┌─ Dataset excerpt

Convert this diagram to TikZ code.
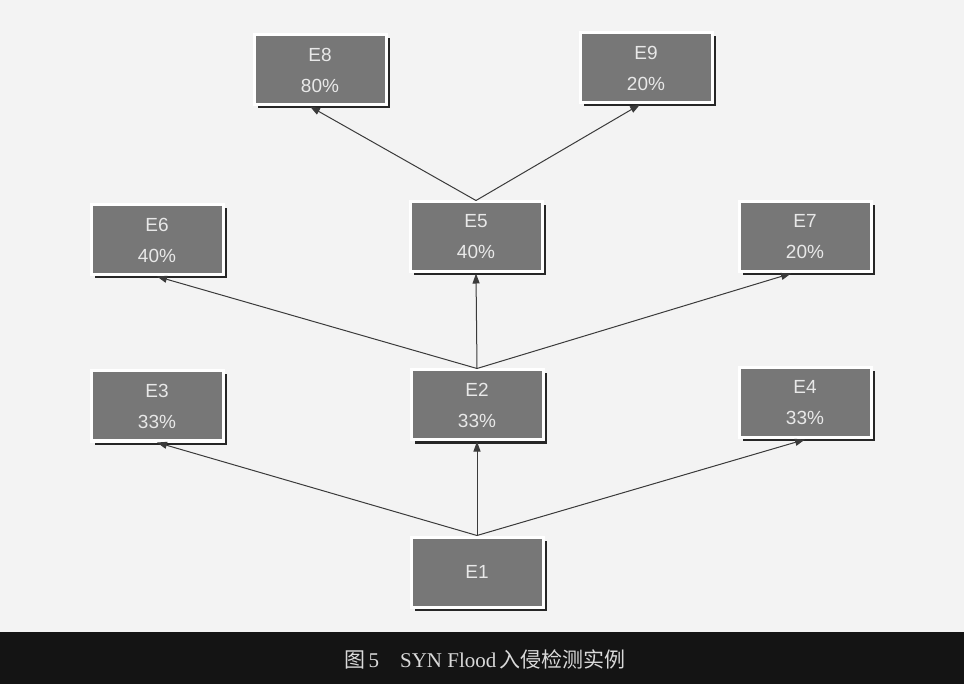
\documentclass[tikz,border=0pt]{standalone}
\usepackage{fontspec}
\setmainfont{Liberation Serif}
\newfontfamily\boxfont{Liberation Sans}
\newfontfamily\cjk{Noto Sans CJK SC}
\usetikzlibrary{arrows.meta,shadows}
\definecolor{paper}{HTML}{F3F3F3}
\definecolor{boxgray}{HTML}{777777}
\definecolor{boxtext}{HTML}{E8E8E8}
\definecolor{linecol}{HTML}{3A3A3A}
\tikzset{
  evbox/.style={draw=white, line width=3pt, fill=boxgray, minimum width=132pt, minimum height=70pt,
    inner sep=0pt, align=center, text=boxtext, font=\boxfont\fontsize{19}{31}\selectfont,
    drop shadow={shadow xshift=3.5pt, shadow yshift=-3.5pt, opacity=1, fill=black!85}},
  conn/.style={draw=linecol, line width=1pt, -{Triangle[length=10pt,width=7pt]}}
}
\begin{document}
\begin{tikzpicture}[x=1pt,y=-1pt]
\fill[paper] (0,0) rectangle (964,684);
\useasboundingbox (0,0) rectangle (964,684);
\node[evbox] (E8) at (320,70) {E8\\80\%};
\node[evbox] (E9) at (646,68) {E9\\20\%};
\node[evbox] (E6) at (157,240) {E6\\40\%};
\node[evbox] (E5) at (476,237) {E5\\40\%};
\node[evbox] (E7) at (805,237) {E7\\20\%};
\node[evbox] (E3) at (157,406) {E3\\33\%};
\node[evbox] (E2) at (477,405) {E2\\33\%};
\node[evbox] (E4) at (805,403) {E4\\33\%};
\node[evbox] (E1) at (477,572) {E1};
\draw[conn] (E1.north) -- (E3.south);
\draw[conn] (E1.north) -- (E2.south);
\draw[conn] (E1.north) -- (E4.south);
\draw[conn] (E2.north) -- (E6.south);
\draw[conn] (E2.north) -- (E5.south);
\draw[conn] (E2.north) -- ([xshift=-14pt]E7.south);
\draw[conn] (E5.north) -- ([xshift=-10pt]E8.south);
\draw[conn] (E5.north) -- ([xshift=-6pt]E9.south);
\fill[black!92] (0,632) rectangle (964,684);
\node[text=white!85!black, font=\fontsize{21}{24}\selectfont] (cap) at (485,659)
  {{\cjk 图}\,5\quad SYN Flood\,{\cjk 入侵检测实例}};
\end{tikzpicture}
\end{document}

└─

What the task asks >> Set every line down exactly as written, leaving each picture out.

Result of this exercise >>
Convert this diagram to TikZ code.
\documentclass[tikz,border=0pt]{standalone}
\usepackage{fontspec}
\setmainfont{Liberation Serif}
\newfontfamily\boxfont{Liberation Sans}
\newfontfamily\cjk{Noto Sans CJK SC}
\usetikzlibrary{arrows.meta,shadows}
\definecolor{paper}{HTML}{F3F3F3}
\definecolor{boxgray}{HTML}{777777}
\definecolor{boxtext}{HTML}{E8E8E8}
\definecolor{linecol}{HTML}{3A3A3A}
\tikzset{
  evbox/.style={draw=white, line width=3pt, fill=boxgray, minimum width=132pt, minimum height=70pt,
    inner sep=0pt, align=center, text=boxtext, font=\boxfont\fontsize{19}{31}\selectfont,
    drop shadow={shadow xshift=3.5pt, shadow yshift=-3.5pt, opacity=1, fill=black!85}},
  conn/.style={draw=linecol, line width=1pt, -{Triangle[length=10pt,width=7pt]}}
}
\begin{document}
\begin{tikzpicture}[x=1pt,y=-1pt]
\fill[paper] (0,0) rectangle (964,684);
\useasboundingbox (0,0) rectangle (964,684);
\node[evbox] (E8) at (320,70) {E8\\80\%};
\node[evbox] (E9) at (646,68) {E9\\20\%};
\node[evbox] (E6) at (157,240) {E6\\40\%};
\node[evbox] (E5) at (476,237) {E5\\40\%};
\node[evbox] (E7) at (805,237) {E7\\20\%};
\node[evbox] (E3) at (157,406) {E3\\33\%};
\node[evbox] (E2) at (477,405) {E2\\33\%};
\node[evbox] (E4) at (805,403) {E4\\33\%};
\node[evbox] (E1) at (477,572) {E1};
\draw[conn] (E1.north) -- (E3.south);
\draw[conn] (E1.north) -- (E2.south);
\draw[conn] (E1.north) -- (E4.south);
\draw[conn] (E2.north) -- (E6.south);
\draw[conn] (E2.north) -- (E5.south);
\draw[conn] (E2.north) -- ([xshift=-14pt]E7.south);
\draw[conn] (E5.north) -- ([xshift=-10pt]E8.south);
\draw[conn] (E5.north) -- ([xshift=-6pt]E9.south);
\fill[black!92] (0,632) rectangle (964,684);
\node[text=white!85!black, font=\fontsize{21}{24}\selectfont] (cap) at (485,659)
  {{\cjk 图}\,5\quad SYN Flood\,{\cjk 入侵检测实例}};
\end{tikzpicture}
\end{document}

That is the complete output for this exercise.